Instruction — Show all lines holding the string "this".

Dataset entries —
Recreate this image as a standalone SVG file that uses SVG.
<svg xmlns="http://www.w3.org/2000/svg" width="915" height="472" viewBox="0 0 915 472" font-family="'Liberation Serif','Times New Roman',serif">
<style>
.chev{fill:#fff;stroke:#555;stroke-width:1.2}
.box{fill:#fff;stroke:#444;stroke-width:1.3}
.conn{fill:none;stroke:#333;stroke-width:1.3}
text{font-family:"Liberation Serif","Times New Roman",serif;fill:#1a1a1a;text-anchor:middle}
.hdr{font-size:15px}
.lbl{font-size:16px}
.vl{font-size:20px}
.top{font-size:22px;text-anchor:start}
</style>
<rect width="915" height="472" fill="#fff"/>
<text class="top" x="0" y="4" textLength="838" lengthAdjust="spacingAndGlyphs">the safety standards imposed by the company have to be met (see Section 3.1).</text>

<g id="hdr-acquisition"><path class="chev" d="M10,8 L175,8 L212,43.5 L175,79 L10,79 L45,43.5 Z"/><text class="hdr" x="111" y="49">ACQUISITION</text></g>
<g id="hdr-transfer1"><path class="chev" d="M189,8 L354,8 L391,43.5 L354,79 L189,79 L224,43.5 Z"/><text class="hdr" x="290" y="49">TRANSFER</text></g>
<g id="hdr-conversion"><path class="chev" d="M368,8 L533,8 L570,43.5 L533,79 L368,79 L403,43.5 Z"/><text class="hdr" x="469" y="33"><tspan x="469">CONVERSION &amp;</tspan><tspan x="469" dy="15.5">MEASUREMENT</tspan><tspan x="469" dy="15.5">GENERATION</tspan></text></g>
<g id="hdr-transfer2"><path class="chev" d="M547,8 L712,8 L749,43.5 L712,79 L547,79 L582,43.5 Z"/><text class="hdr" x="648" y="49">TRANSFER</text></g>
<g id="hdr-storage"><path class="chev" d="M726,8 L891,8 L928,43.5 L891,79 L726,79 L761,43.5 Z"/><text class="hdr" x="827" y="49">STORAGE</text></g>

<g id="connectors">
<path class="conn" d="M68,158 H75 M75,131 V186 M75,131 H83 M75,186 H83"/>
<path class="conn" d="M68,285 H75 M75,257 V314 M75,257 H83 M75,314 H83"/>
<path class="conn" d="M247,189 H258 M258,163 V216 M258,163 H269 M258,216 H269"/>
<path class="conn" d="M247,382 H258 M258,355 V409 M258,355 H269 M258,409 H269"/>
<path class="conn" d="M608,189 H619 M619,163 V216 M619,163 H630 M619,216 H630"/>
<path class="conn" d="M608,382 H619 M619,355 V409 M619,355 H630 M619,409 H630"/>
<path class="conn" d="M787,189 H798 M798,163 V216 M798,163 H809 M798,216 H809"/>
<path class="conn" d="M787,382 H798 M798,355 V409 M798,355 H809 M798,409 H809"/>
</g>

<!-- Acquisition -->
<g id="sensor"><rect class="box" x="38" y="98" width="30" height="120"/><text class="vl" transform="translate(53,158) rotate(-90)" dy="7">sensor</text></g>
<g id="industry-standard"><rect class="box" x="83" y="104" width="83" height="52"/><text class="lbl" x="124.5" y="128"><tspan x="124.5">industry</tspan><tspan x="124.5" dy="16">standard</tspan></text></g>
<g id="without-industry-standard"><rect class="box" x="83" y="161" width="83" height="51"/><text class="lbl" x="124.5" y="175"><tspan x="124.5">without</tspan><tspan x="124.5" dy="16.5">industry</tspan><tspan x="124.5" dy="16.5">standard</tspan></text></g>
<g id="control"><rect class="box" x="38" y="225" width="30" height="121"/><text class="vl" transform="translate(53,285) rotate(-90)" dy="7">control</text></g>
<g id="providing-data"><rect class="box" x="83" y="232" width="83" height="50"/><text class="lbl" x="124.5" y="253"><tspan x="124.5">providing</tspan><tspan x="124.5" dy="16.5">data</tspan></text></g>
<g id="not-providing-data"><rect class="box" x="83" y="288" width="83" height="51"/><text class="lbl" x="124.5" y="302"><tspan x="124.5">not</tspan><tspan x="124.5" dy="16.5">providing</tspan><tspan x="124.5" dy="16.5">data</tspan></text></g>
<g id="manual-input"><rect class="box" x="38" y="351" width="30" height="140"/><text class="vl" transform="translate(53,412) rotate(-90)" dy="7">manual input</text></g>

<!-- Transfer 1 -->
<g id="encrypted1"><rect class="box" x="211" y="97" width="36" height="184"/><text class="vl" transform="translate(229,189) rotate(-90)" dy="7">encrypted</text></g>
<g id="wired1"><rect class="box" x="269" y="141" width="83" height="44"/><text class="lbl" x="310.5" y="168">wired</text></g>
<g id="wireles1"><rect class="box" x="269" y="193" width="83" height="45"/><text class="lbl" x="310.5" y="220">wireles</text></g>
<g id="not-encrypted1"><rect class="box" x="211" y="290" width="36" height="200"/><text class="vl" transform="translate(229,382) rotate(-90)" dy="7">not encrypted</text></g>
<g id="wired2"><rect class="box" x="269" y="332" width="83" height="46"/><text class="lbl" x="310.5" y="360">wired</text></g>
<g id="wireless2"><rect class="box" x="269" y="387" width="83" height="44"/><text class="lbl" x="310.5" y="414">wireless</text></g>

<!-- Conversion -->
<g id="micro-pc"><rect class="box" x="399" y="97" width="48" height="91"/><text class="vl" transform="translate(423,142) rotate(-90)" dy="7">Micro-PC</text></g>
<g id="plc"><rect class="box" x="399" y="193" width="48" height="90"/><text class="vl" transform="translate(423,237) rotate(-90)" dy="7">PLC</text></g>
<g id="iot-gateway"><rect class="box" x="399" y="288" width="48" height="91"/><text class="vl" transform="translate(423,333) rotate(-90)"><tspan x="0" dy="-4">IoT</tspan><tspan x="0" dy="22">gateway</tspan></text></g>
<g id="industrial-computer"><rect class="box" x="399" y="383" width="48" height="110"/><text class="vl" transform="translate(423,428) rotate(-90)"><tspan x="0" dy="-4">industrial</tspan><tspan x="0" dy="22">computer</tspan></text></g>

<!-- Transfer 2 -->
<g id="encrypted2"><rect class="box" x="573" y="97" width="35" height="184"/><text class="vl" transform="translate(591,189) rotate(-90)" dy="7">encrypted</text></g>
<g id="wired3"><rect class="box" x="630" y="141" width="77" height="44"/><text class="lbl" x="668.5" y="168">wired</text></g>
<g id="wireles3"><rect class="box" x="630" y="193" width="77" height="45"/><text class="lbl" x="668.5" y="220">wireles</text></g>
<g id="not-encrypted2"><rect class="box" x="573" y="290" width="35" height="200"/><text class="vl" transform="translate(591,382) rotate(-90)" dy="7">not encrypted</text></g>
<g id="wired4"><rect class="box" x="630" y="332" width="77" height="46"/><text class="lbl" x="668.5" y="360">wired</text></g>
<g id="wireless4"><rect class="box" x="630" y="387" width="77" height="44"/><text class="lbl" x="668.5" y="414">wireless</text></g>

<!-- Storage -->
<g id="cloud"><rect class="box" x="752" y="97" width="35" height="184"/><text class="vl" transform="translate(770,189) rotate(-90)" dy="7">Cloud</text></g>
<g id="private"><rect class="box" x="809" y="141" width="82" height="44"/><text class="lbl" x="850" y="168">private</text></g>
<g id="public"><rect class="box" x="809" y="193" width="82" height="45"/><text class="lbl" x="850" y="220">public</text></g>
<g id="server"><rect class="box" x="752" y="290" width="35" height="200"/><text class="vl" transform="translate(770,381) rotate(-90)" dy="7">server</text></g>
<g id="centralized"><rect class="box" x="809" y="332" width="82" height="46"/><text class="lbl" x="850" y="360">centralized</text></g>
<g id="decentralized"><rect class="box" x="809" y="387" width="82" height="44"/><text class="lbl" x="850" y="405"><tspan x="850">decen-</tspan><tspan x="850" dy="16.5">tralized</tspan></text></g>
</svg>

--

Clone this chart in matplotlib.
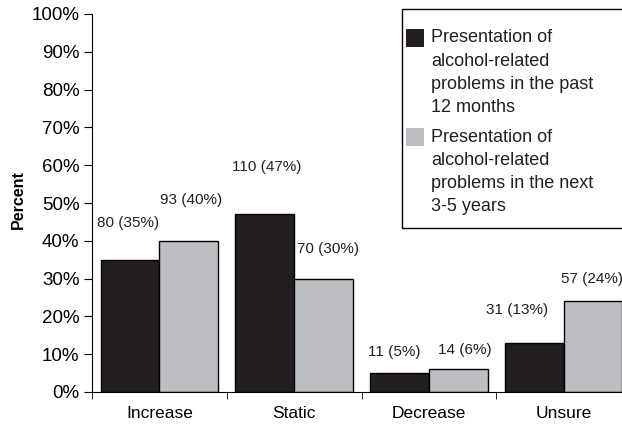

Exercise response —
Recreate this image as a standalone SVG file that uses SVG.
Clone this chart in matplotlib.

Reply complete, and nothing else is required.